Results: Responses were received from 1,479 early-career and 1,768 midcareer scientists, yielding adjusted response rates of 43% and 52%, respectively. Results for early-career researchers: Training in research ethics was positively associated with problematic behavior in the data category. Mentoring related to ethics and research, as well as personal mentoring, decreased the odds of researchers’ engaging in problematic behaviors, but mentoring on financial issues and professional survival increased these odds. Results for midcareer researchers: Combined separate and integrated training in research ethics was associated with decreased odds of problematic behavior in the categories of policy, use of funds, and cutting corners. Ethics mentoring was associated with lowered odds of problematic behavior in the policy category.

Conclusions: The effectiveness of training in obviating problematic behavior is called into question.
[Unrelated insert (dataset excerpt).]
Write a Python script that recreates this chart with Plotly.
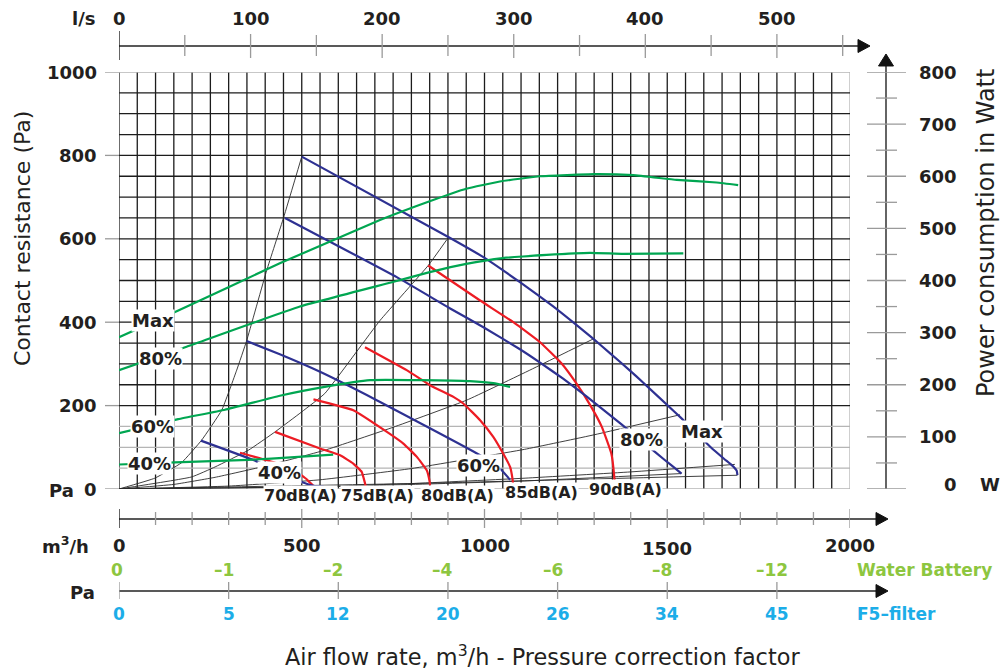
import plotly.graph_objects as go

# ---------------- data ----------------
# Fan curves (blue) : air flow m3/h -> pressure Pa
fan_max_x = [500, 906, 997, 1097, 1188, 1248, 1298, 1343, 1398, 1433, 1519, 1555, 1619, 1656, 1678, 1690, 1692]
fan_max_y = [797, 602, 556, 496, 438, 396, 360, 326, 284, 256, 186, 156, 100, 72, 56, 44, 33]
fan_80_x = [454, 760, 906, 997, 1097, 1152, 1216, 1279, 1375, 1444, 1494, 1521, 1539]
fan_80_y = [650, 508, 433, 388, 335, 303, 264, 222, 155, 105, 69, 50, 37]
fan_60_x = [349, 440, 550, 705, 988, 1047, 1070]
fan_60_y = [355, 323, 281, 213, 81, 45, 22]
fan_40_x = [224, 381, 500, 536, 560]
fan_40_y = [116, 65, 17, 7, 6]

# Power curves (green) : air flow m3/h -> power W (right axis)
pow_max_x = [0, 149, 440, 714, 850, 950, 1042, 1152, 1300, 1407, 1526, 1635, 1694]
pow_max_w = [291, 338, 433, 516, 552, 576, 590, 600, 604, 602, 593, 588, 583]
pow_80_x = [0, 185, 495, 749, 850, 950, 1050, 1170, 1288, 1380, 1544]
pow_80_w = [228, 273, 350, 397, 416, 432, 443, 449, 453, 451, 452]
pow_60_x = [0, 162, 290, 440, 563, 687, 823, 960, 1024, 1070]
pow_60_w = [107, 134, 152, 179, 196, 209, 209, 207, 203, 196]
pow_40_x = [0, 153, 354, 480, 586]
pow_40_w = [47, 51, 56, 61, 66]

# Sound level curves (red)
db70_x = [331, 430, 480, 515, 532]
db70_y = [87, 62, 45, 22, 7]
db75_x = [427, 550, 605, 641, 664, 673, 675]
db75_y = [137, 97, 81, 61, 41, 14, 6]
db80_x = [532, 641, 733, 778, 815, 842, 850, 851]
db80_y = [215, 189, 137, 109, 77, 45, 17, 8]
db85_x = [673, 787, 851, 915, 942, 988, 1024, 1051, 1070, 1077, 1078]
db85_y = [340, 285, 249, 221, 205, 165, 125, 85, 53, 22, 12]
db90_x = [846, 988, 1079, 1152, 1211, 1250, 1290, 1321, 1347, 1355, 1356]
db90_y = [536, 452, 400, 352, 301, 255, 200, 149, 85, 29, 12]

# System curves (thin black)
sys1_x = [0, 98, 171, 226, 281, 322, 349, 404, 450, 500]
sys1_y = [0, 26, 63, 117, 189, 285, 355, 524, 650, 797]
sys2_x = [0, 199, 263, 354, 427, 500, 563, 714, 846, 897]
sys2_y = [0, 29, 53, 93, 137, 185, 229, 404, 536, 598]
sys3_x = [0, 150, 263, 400, 563, 750, 951, 1124, 1298]
sys3_y = [0, 11, 28, 55, 93, 148, 213, 285, 360]
sys4_x = [0, 300, 549, 800, 1109, 1300, 1535]
sys4_y = [0, 7, 22, 49, 95, 130, 178]
sys5_x = [0, 500, 800, 1111, 1400, 1685]
sys5_y = [0, 5, 13, 26, 41, 59]
sys6_x = [0, 850, 1692]
sys6_y = [0, 14, 33]
sys7_x = [0, 600, 1100, 1539]
sys7_y = [0, 6, 19, 37]

# Axes / tick labels
left_ticks = [0, 200, 400, 600, 800, 1000]
right_ticks = [0, 100, 200, 300, 400, 500, 600, 700, 800]
ls_labels = [0, 100, 200, 300, 400, 500]
mh_labels = [0, 500, 1000, 1500, 2000]
corr_flow = [0, 300, 600, 900, 1200, 1500, 1800]
water_battery = ["0", "-1", "-2", "-4", "-6", "-8", "-12"]
f5_filter = ["0", "5", "12", "20", "26", "34", "45"]

# ---------------- styling ----------------
BLUE = "#2e3192"
GREEN = "#00a651"
RED = "#ed1c24"
SYS = "#2a2a2a"
GRID_D = "#1c1c1c"
GRID_L = "#b5b5b5"
TICK = "#9a9a9a"
TXT = "#231f20"
LGREEN = "#8dc63f"
LBLUE = "#1cade8"
FONT = "DejaVu Sans"

PL, PR, PT, PB = 119, 850, 72, 489
W, H = 1001, 672


def fx(p):
    return (p - PL) / (PR - PL)


def fy(p):
    return (PB - p) / (PB - PT)


def px_of_flow(q):
    return PL + q * (PR - PL) / 2000


fig = go.Figure()


def add_line(xs, ys, color, width, yaxis="y"):
    fig.add_trace(go.Scatter(x=xs, y=ys, mode="lines", yaxis=yaxis,
                             line=dict(color=color, width=width, shape="spline", smoothing=0.35),
                             hoverinfo="skip", showlegend=False))


for xs, ys in [(sys1_x, sys1_y), (sys2_x, sys2_y), (sys3_x, sys3_y), (sys4_x, sys4_y),
               (sys5_x, sys5_y), (sys6_x, sys6_y), (sys7_x, sys7_y)]:
    add_line(xs, ys, SYS, 0.9)
for xs, ws in [(pow_max_x, pow_max_w), (pow_80_x, pow_80_w), (pow_60_x, pow_60_w), (pow_40_x, pow_40_w)]:
    add_line(xs, ws, GREEN, 2.2, "y2")
for xs, ys in [(db70_x, db70_y), (db75_x, db75_y), (db80_x, db80_y), (db85_x, db85_y), (db90_x, db90_y)]:
    add_line(xs, ys, RED, 2.2)
for xs, ys in [(fan_max_x, fan_max_y), (fan_80_x, fan_80_y), (fan_60_x, fan_60_y), (fan_40_x, fan_40_y)]:
    add_line(xs, ys, BLUE, 2.2)

shapes = []
# grid
for v in range(0, 2001, 50):
    shapes.append(dict(type="line", xref="x", yref="y", x0=v, x1=v, y0=0, y1=1000, layer="below",
                       line=dict(color=GRID_L if v == 2000 else GRID_D, width=1.3)))
for v in range(0, 1001, 50):
    light = v < 200 or v == 1000
    shapes.append(dict(type="line", xref="x", yref="y", x0=0, x1=2000, y0=v, y1=v, layer="below",
                       line=dict(color=GRID_L if light else GRID_D, width=1.3)))


def hline_px(x0, x1, y, color="#222", width=1.3):
    shapes.append(dict(type="line", xref="paper", yref="paper", x0=fx(x0), x1=fx(x1), y0=fy(y), y1=fy(y),
                       line=dict(color=color, width=width)))


def vtick(xdata, y0, y1, color=TICK, width=1.3):
    shapes.append(dict(type="line", xref="x", yref="paper", x0=xdata, x1=xdata, y0=fy(y0), y1=fy(y1),
                       line=dict(color=color, width=width)))


def tri_right(tip, y):
    path = "M {:.5f},{:.5f} L {:.5f},{:.5f} L {:.5f},{:.5f} Z".format(
        fx(tip - 12), fy(y - 6.5), fx(tip), fy(y), fx(tip - 12), fy(y + 6.5))
    shapes.append(dict(type="path", xref="paper", yref="paper", path=path,
                       fillcolor="#111", line=dict(color="#111", width=1)))


def tri_up(x, tip):
    path = "M {:.5f},{:.5f} L {:.5f},{:.5f} L {:.5f},{:.5f} Z".format(
        fx(x - 7.5), fy(tip + 12), fx(x), fy(tip), fx(x + 7.5), fy(tip + 12))
    shapes.append(dict(type="path", xref="paper", yref="paper", path=path,
                       fillcolor="#111", line=dict(color="#111", width=1)))


# top l/s axis
hline_px(119, 860, 46)
tri_right(870, 46)
for ls in range(0, 551, 50):
    if ls == 0:
        vtick(0, 31, 60, "#111")
    elif ls % 100 == 0:
        vtick(ls * 3.6, 34, 58)
    else:
        vtick(ls * 3.6, 35, 56)

# bottom m3/h axis
hline_px(119, 878, 519)
tri_right(888, 519)
for q in range(0, 2001, 100):
    if q == 0:
        vtick(0, 509, 528, "#111")
    elif q % 500 == 0:
        vtick(q, 509, 528)
    else:
        vtick(q, 512, 525)

# correction (Pa) axis
hline_px(119, 878, 591)
tri_right(888, 591)
for q in corr_flow:
    vtick(q, 582, 599)

# left pressure axis ticks
for v in left_ticks:
    shapes.append(dict(type="line", xref="paper", yref="y", x0=fx(105), x1=fx(119), y0=v, y1=v,
                       line=dict(color=TICK, width=1.3)))

# right power axis
shapes.append(dict(type="line", xref="paper", yref="paper", x0=fx(886), x1=fx(886), y0=fy(489), y1=fy(64),
                   line=dict(color="#111", width=1.3)))
tri_up(886, 54)
for w in range(0, 801, 50):
    x0, x1 = (867, 906) if w % 100 == 0 else (876, 897)
    shapes.append(dict(type="line", xref="paper", yref="y2", x0=fx(x0), x1=fx(x1), y0=w, y1=w,
                       line=dict(color=TICK, width=1.3)))

ann = []


def txt(text, xp, yp, size=18, color=TXT, weight="bold", xanchor="center", bg=None, angle=0):
    d = dict(text=text, xref="paper", yref="paper", x=fx(xp), y=fy(yp), showarrow=False,
             xanchor=xanchor, yanchor="middle", textangle=angle,
             font=dict(family=FONT, size=size, color=color, weight=weight))
    if bg:
        d.update(bgcolor=bg, borderpad=0)
    ann.append(d)


# top labels
txt("l/s", 83, 19)
for ls in ls_labels:
    txt(str(ls), px_of_flow(ls * 3.6), 19)
# left labels
for v in left_ticks:
    ann.append(dict(text=str(v), xref="paper", yref="y", x=fx(99), y=v, showarrow=False,
                    xanchor="right", yanchor="middle",
                    font=dict(family=FONT, size=18, color=TXT, weight="bold")))
txt("Pa", 76, 490, xanchor="right")
# bottom m3/h labels
txt("m<sup>3</sup>/h", 91, 545, xanchor="right")
for q in mh_labels:
    txt(str(q), px_of_flow(q), 548 if q == 1500 else 545)
# water battery / F5 rows
for q, t in zip(corr_flow, water_battery):
    xp = px_of_flow(q) - (5 if t.startswith("-") else 2)
    txt(t.replace("-", "\u2013"), xp, 570, size=17, color=LGREEN)
txt("Water Battery", 855, 570, size=17, color=LGREEN, xanchor="left")
txt("Pa", 97, 592, xanchor="right")
for q, t in zip(corr_flow, f5_filter):
    txt(t, px_of_flow(q), 614, size=17, color=LBLUE)
txt("F5\u2013filter", 855, 614, size=17, color=LBLUE, xanchor="left")

# right axis labels
for w in right_ticks:
    ann.append(dict(text=str(w), xref="paper", yref="y2", x=fx(959), y=w, showarrow=False,
                    xanchor="right", yanchor="middle", yshift=(5 if w == 0 else 0),
                    font=dict(family=FONT, size=18, color=TXT, weight="bold")))
txt("W", 990, 484)

# axis titles
txt("Contact resistance (Pa)", 22, 238, size=22, weight="normal", angle=-90)
txt("Power consumption in Watt", 986, 233, size=24, weight="normal", angle=-90)
txt("Air flow rate, m<sup>3</sup>/h - Pressure correction factor", 542, 655, size=22.4, weight="normal")

# curve labels
for t, xp, yp in [("Max", 153, 320), ("80%", 160, 358), ("60%", 152, 426), ("40%", 149, 463),
                  ("40%", 279, 472), ("60%", 478, 465), ("80%", 641, 439), ("Max", 702, 431)]:
    txt(t, xp, yp, size=18, bg="white")
for t, xp, yp in [("70dB(A)", 300, 496), ("75dB(A)", 377, 496), ("80dB(A)", 457, 496),
                  ("85dB(A)", 541, 492), ("90dB(A)", 625, 489)]:
    txt(t, xp, yp, size=16, bg="white")

fig.update_layout(
    width=W, height=H,
    margin=dict(l=PL, r=W - PR, t=PT, b=H - PB),
    paper_bgcolor="white", plot_bgcolor="white",
    showlegend=False,
    xaxis=dict(range=[0, 2000], showgrid=False, zeroline=False, showticklabels=False,
               ticks="", showline=False, fixedrange=True),
    yaxis=dict(range=[0, 1000], showgrid=False, zeroline=False, showline=False,
               showticklabels=False, ticks="", fixedrange=True),
    yaxis2=dict(range=[0, 800], overlaying="y", side="right", showticklabels=False,
                showgrid=False, zeroline=False, ticks="", showline=False, fixedrange=True),
    shapes=shapes,
    annotations=ann,
)

fig.write_html("out.html", config={"displayModeBar": False},
               post_script="document.body.style.margin='0';document.body.style.padding='0';")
Mentoring has the potential to influence behavior in ways that both increase and decrease the likelihood of problematic behaviors.


  1. whimple said

    I’m intrigued by some of the “questionable behaviours” reported by some of the respondents. For example:

    “Modifying research directions or agendas to fit the priorities of funders”

    This is wrong?

  2. writedit said

    This line is not included in any of the prior publications that cite these data. However, Martinson does discuss the potential influence of industry in realigning a the interests of a scientist with the interests of the company (Journal of Empirical Research on Human Research Ethics, 2006).
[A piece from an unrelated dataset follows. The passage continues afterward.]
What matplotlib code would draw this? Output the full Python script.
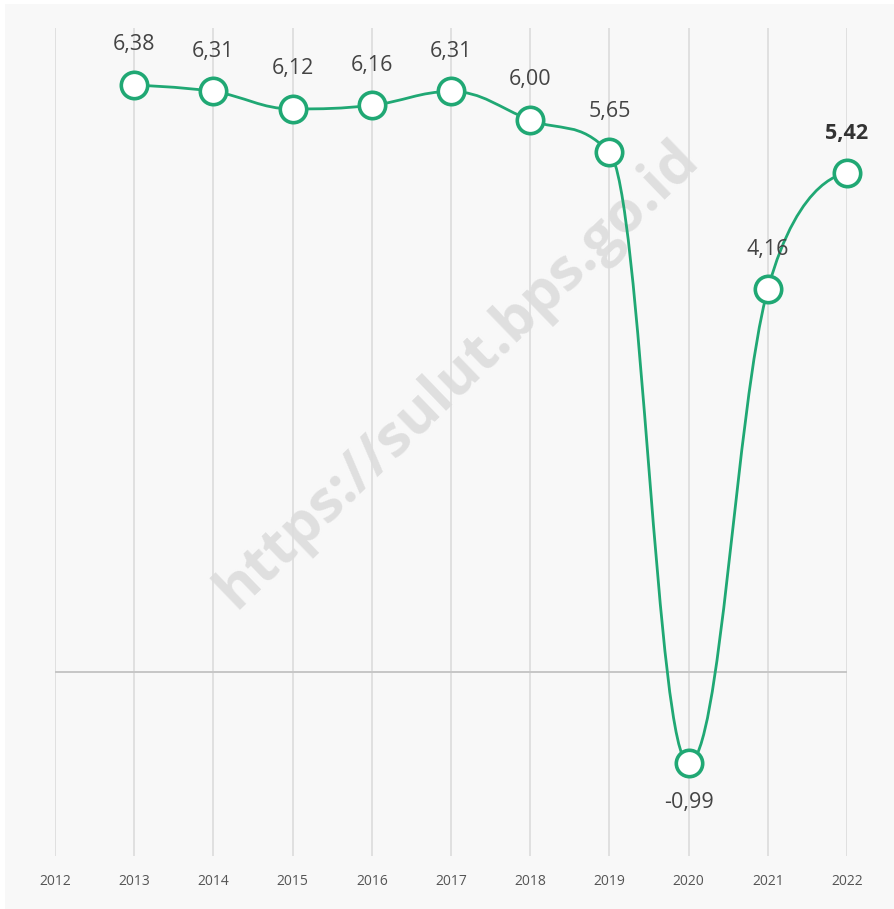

    Sheldon Krimsky and Catherine D’Angelis (JAMA editor) both cite multiple studies demonstrating a direct alignment of results of industry-funded research with the desired outcome of the sponsor industry. A JAMA 2003 report found a statistically significant association between industry sponsorship and pro-industry conclusions (pooled Mantel-Haenszel odds ratio, 3.60; 95% confidence interval, 2.63-4.91; also see some of Sheldon’s slides for more examples.

    So – I suspect this is less a situation of calling the NIH program officer to tweak your investigator-initiated specific aims to match their priorities and portfolio needs and more one of recasting your research goals to be attractive to an industry sponsor (perhaps a precursor to the point on changing design-methodology-results in response to pressure from a funding source). However, I’ll request clarification and post any response I receive.

  3. writedit said

    Per the lead author, this item is “intended to reflect a situation in which a researcher compromises the quality of a research project in order to get funded.”

    And in response to my query about future papers: “We indeed do have several more papers in the pipeline. The first is an analysis of focus-group data on the topic of competition and its effects on science. The second is an extension of the traditional Mertonian norms of science. The third examines normative dissonance, as well as contextual effects on subscription to norms. We also have several more in progress.”